En combinant tous ces facteurs avec la croissance de l’agrégat de la masse monétaire M2 (qui inclut les pièces et billets en circulation, les dépôts en comptes courants, les livres d’épargne et les crédits à court terme) de 25,1% en g.a. en novembre, beaucoup ont conclu que le retour de l’inflation était inéluctable. Après tout, l’économiste monétariste Milton Friedman a écrit un jour que l’inflation était « toujours et partout un phénomène monétaire ». Cependant, des recherches universitaires et des données empiriques ont montré qu’une accumulation de la dette conduit à terme à une baisse et non à une hausse de la croissance. Et pratiquement toutes les dépenses de relance sur les douze derniers mois ont été financées par endettement. Nos économistes prévoient que le ratio dette/PIB aux Etats-Unis atteindra 129% cette année, bien audessus du niveau de 90% souvent supposé conduire à un ralentissement de la croissance du PIB.
Par ailleurs, les niveaux actuels d’activité sont sensiblement inférieurs à la production potentielle de l’économie américaine, créant un « écart de production » qui tend à ralentir l’inflation. Et des données récentes laissent entendre que l’écart pourrait se creuser.

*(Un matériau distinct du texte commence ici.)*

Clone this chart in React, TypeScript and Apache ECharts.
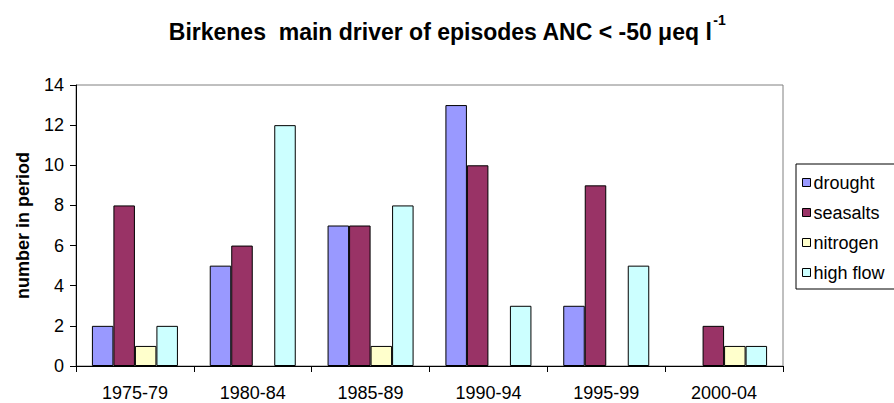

Les chiffres des nouvelles inscriptions hebdomadaires au chômage publiés hier ont atteint leur plus haut niveau depuis août dernier. De plus, l’accroissement de la masse monétaire ne semble pas avoir abouti à une accélération de la croissance du crédit à la consommation. De fait, la vélocité de la monnaie aux Etats-Unis (c’est-à-dire le rythme auquel elle s’échange dans l’économie) s’est effondrée à des plus-bas historiques en 2020, d’après des données calculées par Bloomberg. Enfin, comme l’indique le graphique de gauche, les anticipations d’inflation du marché ont invariablement dépassé les hausses des prix réels ces dernières années.
Conclusion. Tout bien considéré, nous ne prévoyons pas de remontée durable de l’inflation sous-jacente après la prochaine hausse de l’inflation des prix de l’énergie et des denrées alimentaires. Les forces désinflationnistes restent en place. Cette situation laisse entendre que le potentiel de hausse des rendements des obligations du Trésor sera modéré, d’autant plus que la Réserve fédérale (Fed) entend continuer à acheter des obligations. Et dans la mesure où les écarts de taux sont faibles et où les soldes budgétaire et courant aux Etats-Unis sont encore fortement négatifs, nous continuons de tabler sur un affaiblissement du dollar face à un euro sous-évalué.